GZA speaks slowly and methodically, only making the power of his deep voice and slightly slurred tongue seem that much more profound. He revels in storytelling, painting a picture as broad as it is dark, all laid out over the harrowing sonic landscape that Muggs provides. Not every song is as dark as “Those That’s Bout It” and “Exploitations of Mistakes” though.
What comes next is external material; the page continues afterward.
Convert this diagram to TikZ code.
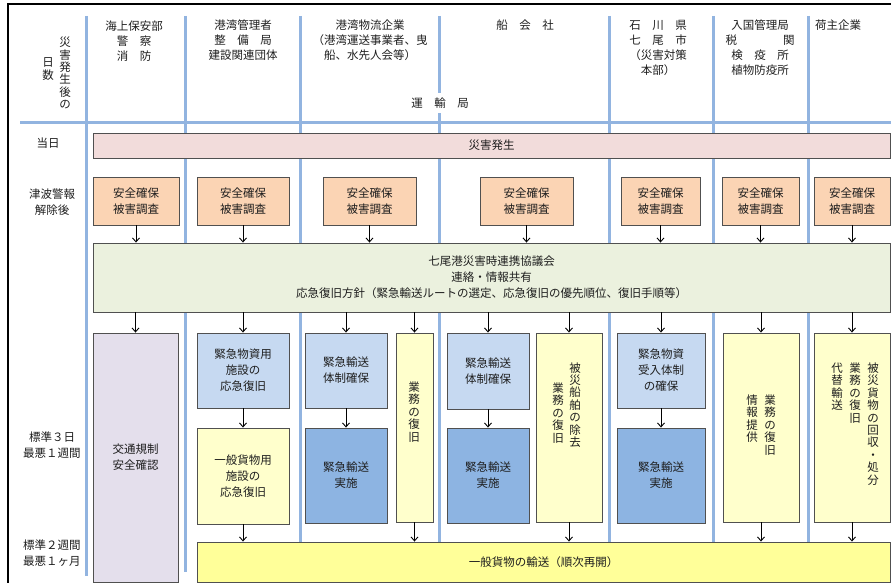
\documentclass[tikz,border=0pt]{standalone}
\usepackage{fontspec}
\setmainfont{Noto Sans CJK JP}
\usetikzlibrary{arrows.meta}
\definecolor{lineblue}{HTML}{92B4E0}
\definecolor{boxborder}{HTML}{505050}
\definecolor{txt}{HTML}{1E1E1E}
\definecolor{pinkc}{HTML}{F2DCDB}
\definecolor{orangec}{HTML}{FBD4B4}
\definecolor{greenc}{HTML}{EBF1DE}
\definecolor{lavc}{HTML}{E4DFEC}
\definecolor{lblue}{HTML}{C6D9F1}
\definecolor{dblue}{HTML}{8DB4E2}
\definecolor{lyel}{HTML}{FFFFCC}
\definecolor{byel}{HTML}{FFFF99}
\newcommand\mybox[7]{\node[box,fill=#6,minimum width={(#4-#2)*1pt},minimum height={(#5-#3)*1pt}] (#1) at ({(#2+#4)/2},{(#3+#5)/2}) {#7};}
\begin{document}
\begin{tikzpicture}[x=1pt,y=-1pt,
  box/.style={draw=boxborder,line width=0.9pt,inner sep=0pt,align=center,text=txt,font=\fontsize{11.5}{16}\selectfont},
  lbl/.style={inner sep=0pt,align=center,text=txt,font=\fontsize{11.5}{16}\selectfont},
  hdr/.style={inner sep=0pt,align=center,text=txt,font=\fontsize{11.5}{15}\selectfont},
  vtext/.style={inner sep=0pt,align=center,text=txt,font=\fontsize{11.5}{12.4}\selectfont},
  sep/.style={draw=lineblue,line width=3pt},
  arr/.style={draw=black,line width=0.9pt,-{Straight Barb[length=4pt,width=7pt]}}]
\useasboundingbox (0,0) rectangle (891,583);
% outer frame
\draw[line width=2pt,black] (8,583) -- (8,4) -- (891,4);
% grid lines
\draw[sep] (20,123) -- (891,123);
\draw[sep] (86,16) -- (86,576);
\draw[sep] (185,16) -- (185,572);
\foreach \x in {300,439,609,713,808} {\draw[sep] (\x,16) -- (\x,542);}
% header
\node[vtext] (hA) at (65,73) {災\\害\\発\\生\\後\\の};
\node[vtext] (hB) at (48,69) {日\\数};
\node[hdr] (c1) at (134,41) {海上保安部\\警　察\\消　防};
\node[hdr] (c2) at (243,40) {港湾管理者\\整　備　局\\建設関連団体};
\node[hdr] (c3) at (370,40) {港湾物流企業\\（港湾運送事業者、曳\\船、水先人会等）};
\node[hdr] (c4) at (525,25) {船　会　社};
\node[hdr] (c5) at (658,47.5) {石　川　県\\七　尾　市\\（災害対策\\本部）};
\node[hdr] (c6) at (760,48) {入国管理局\\税　　　　関\\検　疫　所\\植物防疫所};
\node[hdr] (c7) at (838,25) {荷主企業};
\node[hdr,fill=white,inner xsep=3pt,inner ysep=5pt] (unyu) at (440,103) {運　輸　局};
% row labels
\node[lbl] (r1) at (48,143) {当日};
\node[lbl] (r2) at (52,202) {津波警報\\解除後};
\node[lbl] (r3) at (52,445) {標準３日\\最悪１週間};
\node[lbl] (r4) at (52,553) {標準２週間\\最悪１ヶ月};
% top boxes
\mybox{hassei}{93}{133}{890}{158}{pinkc}{災害発生}
\mybox{s1}{93}{177}{179}{225}{orangec}{安全確保\\被害調査}
\mybox{s2}{197}{177}{289}{225}{orangec}{安全確保\\被害調査}
\mybox{s3}{323}{177}{416}{225}{orangec}{安全確保\\被害調査}
\mybox{s4}{480}{177}{573}{225}{orangec}{安全確保\\被害調査}
\mybox{s5}{621}{177}{700}{225}{orangec}{安全確保\\被害調査}
\mybox{s6}{722}{177}{799}{225}{orangec}{安全確保\\被害調査}
\mybox{s7}{814}{177}{890}{225}{orangec}{安全確保\\被害調査}
\mybox{g}{93}{243}{890}{312}{greenc}{七尾港災害時連携協議会\\連絡・情報共有\\応急復旧方針（緊急輸送ルートの選定、応急復旧の優先順位、復旧手順等）}
% middle boxes
\mybox{m1}{93}{333}{178}{582}{lavc}{交通規制\\安全確認}
\mybox{m2a}{197}{333}{289}{408}{lblue}{緊急物資用\\施設の\\応急復旧}
\mybox{m2b}{197}{428}{289}{524}{lyel}{一般貨物用\\施設の\\応急復旧}
\mybox{m3a}{305}{333}{387}{408}{lblue}{緊急輸送\\体制確保}
\mybox{m3b}{305}{428}{387}{523}{dblue}{緊急輸送\\実施}
\mybox{m3c}{396}{333}{433}{522}{lyel}{}
\mybox{m4a}{447}{333}{529}{409}{lblue}{緊急輸送\\体制確保}
\mybox{m4b}{447}{428}{529}{523}{dblue}{緊急輸送\\実施}
\mybox{m4c}{536}{333}{602}{522}{lyel}{}
\mybox{m5a}{617}{333}{705}{408}{lblue}{緊急物資\\受入体制\\の確保}
\mybox{m5b}{617}{428}{705}{523}{dblue}{緊急輸送\\実施}
\mybox{m6}{723}{333}{799}{522}{lyel}{}
\mybox{m7}{814}{333}{890}{522}{lyel}{}
\mybox{bot}{197}{542}{890}{582}{byel}{一般貨物の輸送（順次再開）}
% vertical texts
\node[vtext] (v3) at (414,412) {業\\務\\の\\復\\旧};
\node[vtext] (v4a) at (575,405) {被\\災\\船\\舶\\の\\除\\去};
\node[vtext] (v4b) at (558,413) {業\\務\\の\\復\\旧};
\node[vtext] (v6a) at (770,425) {業\\務\\の\\復\\旧};
\node[vtext] (v6b) at (752,418.6) {情\\報\\提\\供};
\node[vtext] (v7a) at (873,424) {被\\災\\貨\\物\\の\\回\\収\\・\\処\\分};
\node[vtext] (v7b) at (855,393) {業\\務\\の\\復\\旧};
\node[vtext] (v7c) at (837,386.6) {代\\替\\輸\\送};
% arrows safety -> council
\foreach \s in {s1,s2,s3,s4,s5,s6,s7} {\draw[arr] (\s.south) -- (\s.south |- g.north);}
% council -> middle boxes
\foreach \m in {m1,m2a,m3a,m3c,m4a,m4c,m5a,m6,m7} {\draw[arr] (\m.north |- g.south) -- (\m.north);}
% internal
\foreach \a/\b in {m2a/m2b,m3a/m3b,m4a/m4b,m5a/m5b} {\draw[arr] (\a.south) -- (\b.north);}
% to bottom
\foreach \m in {m2b,m3c,m4c,m6,m7} {\draw[arr] (\m.south) -- (\m.south |- bot.north);}
\end{tikzpicture}
\end{document}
GZA catches you off guard with the title “Unstoppable Threats” and lays down a verse that’s feels fondly nostalgic:

“I was a young one at the time, but started mic trippin
Had rhythm like Ali, when he was rope skippin
I got crazy when I heard the break beat
I used to lose it on niggaz on 4th and Main Street
They couldn’t stop the attack, once I moved forward
Many was drawn back, assault was seen awkward
Only armed with the bow, and a mad flow
Poisonous arrows on a mark that was set to go
Traveling at high speeds towards a target
I never hit bystanders in crowded markets
Documenters catch this most intimate footage
In the center they come close, label it the hooded
Remarkable clips, of an uncut episode
They was given the safe, but never was left the code
Close up, of those who have paved the road
Invincible, armor like that nigga we call The Toad”

As epic as “Grandmasters” is in concept and scale, at times it feels like Muggs and GZA could have raised the stakes even higher. Songs like “Destruction of a Guard” featuring Raekwon and “Advance Pawns” featuring Rae and RZA sound like Wu-Tang classics but also pull GZA back into the trap of being just one member of the Clan – the one who plays the often unheralded supporting role. As good as Muggs is on the boards some tracks like “All in Together Now” and “Those That’s Bout It” feel as though he’s going through the motions instead of taking it to the next level. A pedestrian Muggs track is still far superior to much of what passes for hardcore banging beats though, so this does not heavily handicap the album. GZA and Muggs play their chess theme to the hilt on “Grandmasters” and by and large theirs is a winning combination which would equally impress anyone from Deep Blue to Camillo Agrippa.